Prompt
In the listing below, locate the lines that hold "standalone" and copy them.

Records supplied

[BEGIN]

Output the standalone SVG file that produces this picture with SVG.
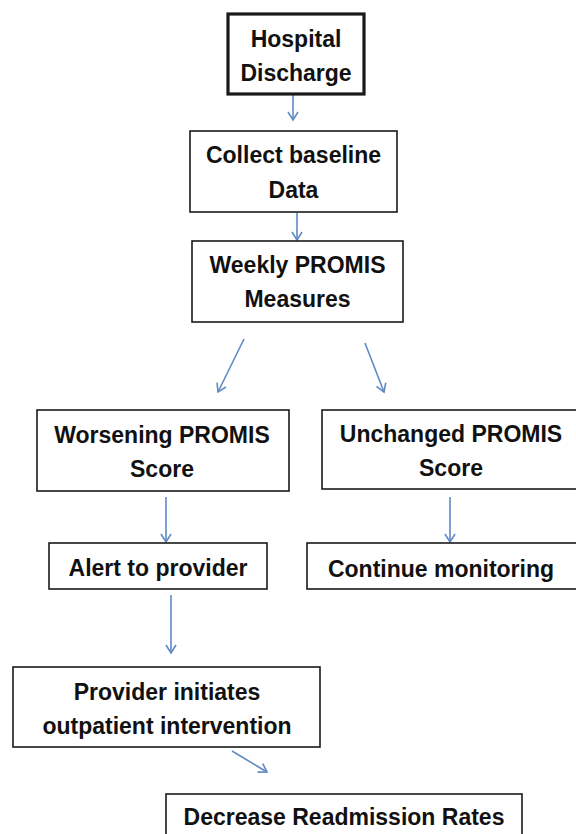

[END]
[BEGIN]

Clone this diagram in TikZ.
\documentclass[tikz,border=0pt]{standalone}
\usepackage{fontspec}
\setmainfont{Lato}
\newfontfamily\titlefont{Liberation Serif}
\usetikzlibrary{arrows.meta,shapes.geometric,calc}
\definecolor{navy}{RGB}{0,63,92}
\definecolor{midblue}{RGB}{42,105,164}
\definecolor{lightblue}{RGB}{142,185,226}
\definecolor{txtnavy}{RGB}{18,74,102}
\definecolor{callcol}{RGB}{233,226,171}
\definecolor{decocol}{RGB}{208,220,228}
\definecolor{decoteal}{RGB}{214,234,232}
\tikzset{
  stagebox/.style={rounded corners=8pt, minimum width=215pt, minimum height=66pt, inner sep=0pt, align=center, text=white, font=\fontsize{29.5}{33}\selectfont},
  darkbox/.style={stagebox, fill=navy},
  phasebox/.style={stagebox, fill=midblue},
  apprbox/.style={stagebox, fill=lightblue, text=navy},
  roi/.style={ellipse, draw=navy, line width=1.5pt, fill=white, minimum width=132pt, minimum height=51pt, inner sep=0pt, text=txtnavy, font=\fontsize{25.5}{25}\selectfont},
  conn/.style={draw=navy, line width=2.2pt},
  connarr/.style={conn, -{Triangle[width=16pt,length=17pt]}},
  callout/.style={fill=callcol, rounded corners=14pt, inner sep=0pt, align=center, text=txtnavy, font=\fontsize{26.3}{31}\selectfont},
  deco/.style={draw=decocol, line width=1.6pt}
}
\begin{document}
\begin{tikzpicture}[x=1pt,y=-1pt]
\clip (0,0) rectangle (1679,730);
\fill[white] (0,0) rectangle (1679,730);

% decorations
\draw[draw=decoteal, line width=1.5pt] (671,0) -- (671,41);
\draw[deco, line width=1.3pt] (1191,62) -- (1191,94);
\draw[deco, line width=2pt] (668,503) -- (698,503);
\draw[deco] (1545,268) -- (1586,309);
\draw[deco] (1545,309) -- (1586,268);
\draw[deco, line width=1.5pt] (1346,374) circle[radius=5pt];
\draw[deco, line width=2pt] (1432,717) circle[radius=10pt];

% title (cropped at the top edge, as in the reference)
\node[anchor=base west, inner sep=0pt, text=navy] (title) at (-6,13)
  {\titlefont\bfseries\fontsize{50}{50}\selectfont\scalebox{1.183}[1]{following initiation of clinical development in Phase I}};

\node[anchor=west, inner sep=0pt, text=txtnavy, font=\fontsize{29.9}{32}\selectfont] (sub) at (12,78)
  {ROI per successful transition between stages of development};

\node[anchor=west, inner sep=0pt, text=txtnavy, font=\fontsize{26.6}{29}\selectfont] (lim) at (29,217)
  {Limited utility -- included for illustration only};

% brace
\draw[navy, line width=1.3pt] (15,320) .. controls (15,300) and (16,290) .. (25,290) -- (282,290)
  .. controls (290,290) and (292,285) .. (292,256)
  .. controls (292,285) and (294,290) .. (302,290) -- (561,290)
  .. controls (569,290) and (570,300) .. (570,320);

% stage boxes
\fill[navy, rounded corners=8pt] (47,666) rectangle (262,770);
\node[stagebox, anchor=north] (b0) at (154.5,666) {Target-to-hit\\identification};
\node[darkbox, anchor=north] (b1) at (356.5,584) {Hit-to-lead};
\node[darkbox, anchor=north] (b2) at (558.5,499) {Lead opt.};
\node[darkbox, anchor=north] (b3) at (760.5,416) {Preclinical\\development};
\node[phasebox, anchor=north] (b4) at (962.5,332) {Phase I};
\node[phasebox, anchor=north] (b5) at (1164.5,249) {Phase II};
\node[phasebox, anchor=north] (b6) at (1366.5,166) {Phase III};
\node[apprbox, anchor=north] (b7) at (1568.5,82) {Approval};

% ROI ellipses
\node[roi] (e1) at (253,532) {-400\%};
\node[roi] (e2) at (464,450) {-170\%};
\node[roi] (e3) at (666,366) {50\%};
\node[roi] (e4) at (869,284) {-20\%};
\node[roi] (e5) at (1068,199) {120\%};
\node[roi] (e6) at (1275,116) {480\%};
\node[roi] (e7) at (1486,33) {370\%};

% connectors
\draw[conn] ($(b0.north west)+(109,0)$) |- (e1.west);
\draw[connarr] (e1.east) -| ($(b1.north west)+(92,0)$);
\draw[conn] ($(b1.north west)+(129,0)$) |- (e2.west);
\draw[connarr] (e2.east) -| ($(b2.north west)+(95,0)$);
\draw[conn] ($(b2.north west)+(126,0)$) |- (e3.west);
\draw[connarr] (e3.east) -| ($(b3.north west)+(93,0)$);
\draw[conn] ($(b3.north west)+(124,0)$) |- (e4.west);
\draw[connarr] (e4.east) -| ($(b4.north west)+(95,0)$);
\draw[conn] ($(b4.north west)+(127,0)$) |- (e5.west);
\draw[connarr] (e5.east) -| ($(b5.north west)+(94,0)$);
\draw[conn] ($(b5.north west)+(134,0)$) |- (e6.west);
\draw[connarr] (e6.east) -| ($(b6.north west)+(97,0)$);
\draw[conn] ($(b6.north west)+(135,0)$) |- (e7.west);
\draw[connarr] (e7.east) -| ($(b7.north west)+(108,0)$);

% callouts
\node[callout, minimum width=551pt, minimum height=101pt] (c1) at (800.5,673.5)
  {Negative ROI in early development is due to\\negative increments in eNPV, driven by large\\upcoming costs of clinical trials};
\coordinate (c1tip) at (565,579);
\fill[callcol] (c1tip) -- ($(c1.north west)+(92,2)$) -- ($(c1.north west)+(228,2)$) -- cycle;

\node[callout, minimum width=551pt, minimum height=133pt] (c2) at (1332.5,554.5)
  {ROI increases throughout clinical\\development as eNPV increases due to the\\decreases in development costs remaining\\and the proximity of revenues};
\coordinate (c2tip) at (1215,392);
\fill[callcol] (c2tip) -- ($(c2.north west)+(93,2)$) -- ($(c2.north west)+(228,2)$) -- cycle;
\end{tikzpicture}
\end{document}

[END]

Expected answer
Output the standalone SVG file that produces this picture with SVG.
\documentclass[tikz,border=0pt]{standalone}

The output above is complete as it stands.